I was very fortunate to get a press invite to see the Environment Agency in action, electro-fishing the River Thames at Molesey Weir near Hampton Court. It was a great day, full of surprises and possibly one of the most interesting trips that I have ever had to cover.

When I woke up, things did not look very hopeful as it was raining with poor light, making photography rather difficult. Upon my arrival I was greeted by Dr Alan Butterworth of the Environment Agency who had helped me out in the past with scale counts of some tidal Thames sea trout. Alan told me that the EA had started earlier and their electro fishing boat (appropriately called "Zappa") was already working in Molesey weir. I went down to the area below the lock to wait for Zappa to arrive with it's catch. After about ten minutes I could see the boat heading back to shore, complete with a TV crew from BBC television, filming for the London and South East regional news programme.

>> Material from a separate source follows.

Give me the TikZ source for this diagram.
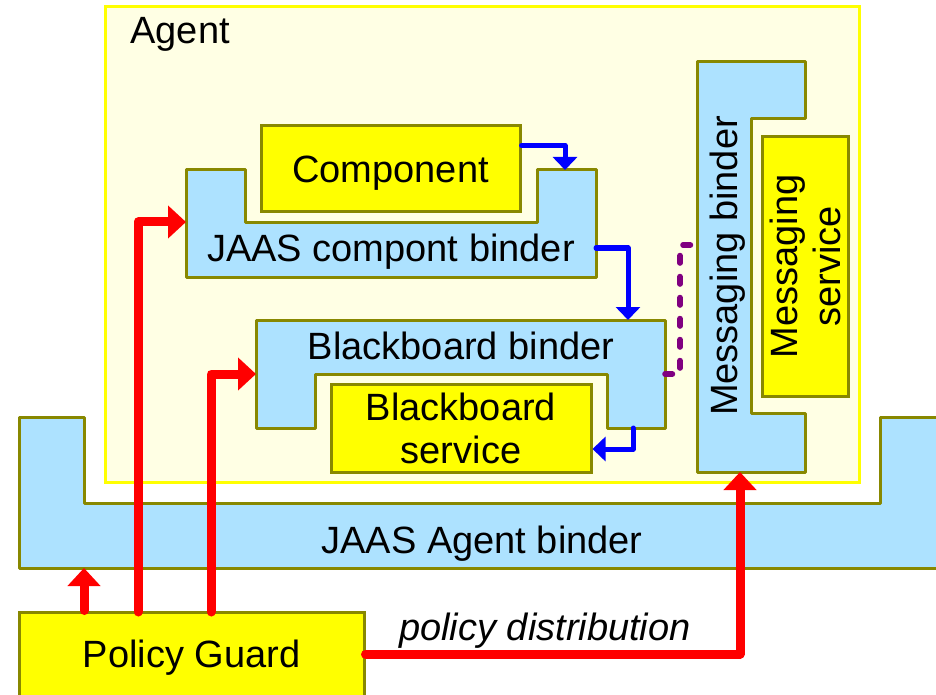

I stood back and let the TV crew have priority. In the bins were an assortment of fish including big chub, barbel and pike. It did not take long for the presenter to start work, giving a report as he picked up a fish. The only problem being the pike were in with the chub and he didn't know the difference! After a series of 'out-takes' where he picked up the wrong fish- which no doubt will at some future time be featured in "Aunties Bloomers" - they finished, leaving the fisheries officers to get on with their work.

All the larger fish were weighed and a scale neatly removed, carefully recorded and stored for reading later. They even examined the pike for any anglers' traces and removed a wire trace from one before weighing it.

The first fish out, I believe, was an 11lb plus barbel, followed by several chub over 5lb, the best being 51b 8oz - but there was no shortage of back up fish, including a carp. Pike were another feature of the catch. Once they had finished weighing the larger fish, the team turned their attention to the smaller ones. These were just identified and measured before being returned to the water. There were a lot of small fish and Alan Butterworth was kept very busy accurately recording each one. The eagle-eyed Alan called me over to show me a 53mm barbel, which is the smallest barbel I had ever seen. It was this year's fish and was clearly visible as a barbel - it could not have been mistaken for a gudgeon.

They then took the boat lower down, to well below Hampton Court Bridge and did some more electro fishing. In a short time they returned again with a mixed haul including pike, perch and big chub. The best chub this time was a cracking 5lb 7oz. I was amazed at the size of the chub and the big barbel but Alan and fisheries manager Heidi Stone confirmed that many species were growing to a larger size than in the past. I was told that this was due to many factors, including the improving quality of the water and less opacity. The river is certainly changing and despite many anglers' fears, the fish are there - but conditions have changed requiring anglers to alter their approach.

The full report of the survey which covers from Maidenhead to Molesey Weir should be ready in the next few months when hopefully I will be able to convey to you more precise good news.